For me, as soon as one Bond movie ends, the next one is a fresh start, regardless of actor or unless it's meant to be a direct sequel like QOS and NTTD. I clear my head of any continuity because it clearly doesn't matter to the filmmakers. Returning to the "DAD" timeline doesn't make sense to me. DAD exists on its own, it happens to be the fourth movie with the same actor playing the same role.
I do the same with Fleming's and the continuation novels. I simply don't expect them to carry on what came before. I expect another thrilling story with certain themes and elements, sure, but imo the best Bond stories are made to exist in isolation.
I've never understood the public and fandom's obsession with making up a continuity that even the filmmakers never acknowledge outside of their direct sequels. The Tracy stuff is to give the character moments of depth, but you can't say they took it that seriously in the Moore era. They pick and choose continuity where they please, and don't bother having it makes sense. Moore's and Dalton's Tracy references are winks to the fans, don't take it too seriously.
Logically it can’t be as it takes place in completely time frames.
But the old Bond series has a funny relationship with continuity anyway (as does the new ones with the inclusion of Dench/callbacks from the classic films).

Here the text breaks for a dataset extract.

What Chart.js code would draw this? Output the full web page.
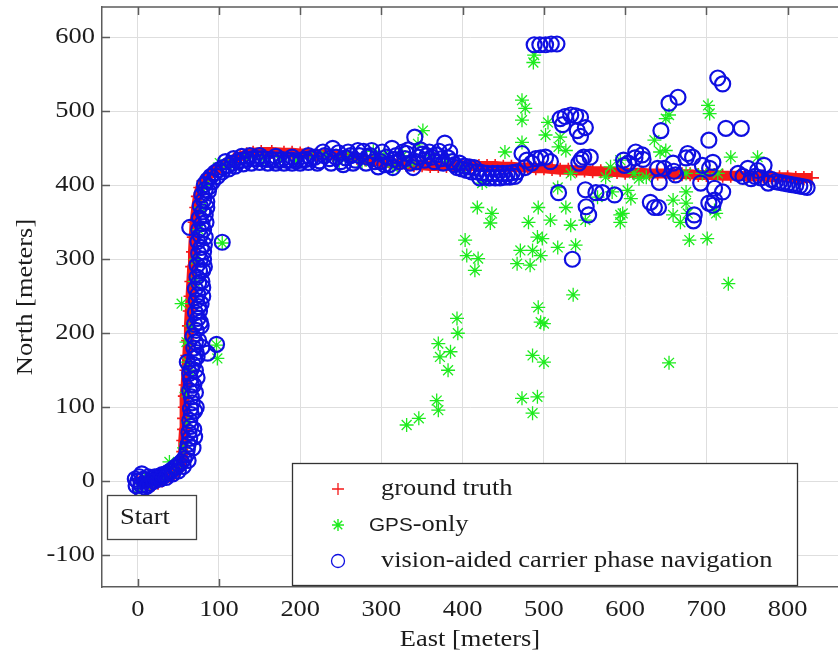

It’s not necessarily a stretch to say one views, say, Dalton’s Bond as being a different version to Moore’s Bond.
If they do want to continue going in that direction, then I really would prefer they get a good outline of where they want it all to start and end this time around: don't introduce the big bad in the penultimate film, don't make Bond "past his prime" when he's still going to be in two more installments over an almost 10 year extra stretch, etc.
It will be interesting to see if the next Bond series features any callbacks and to whom.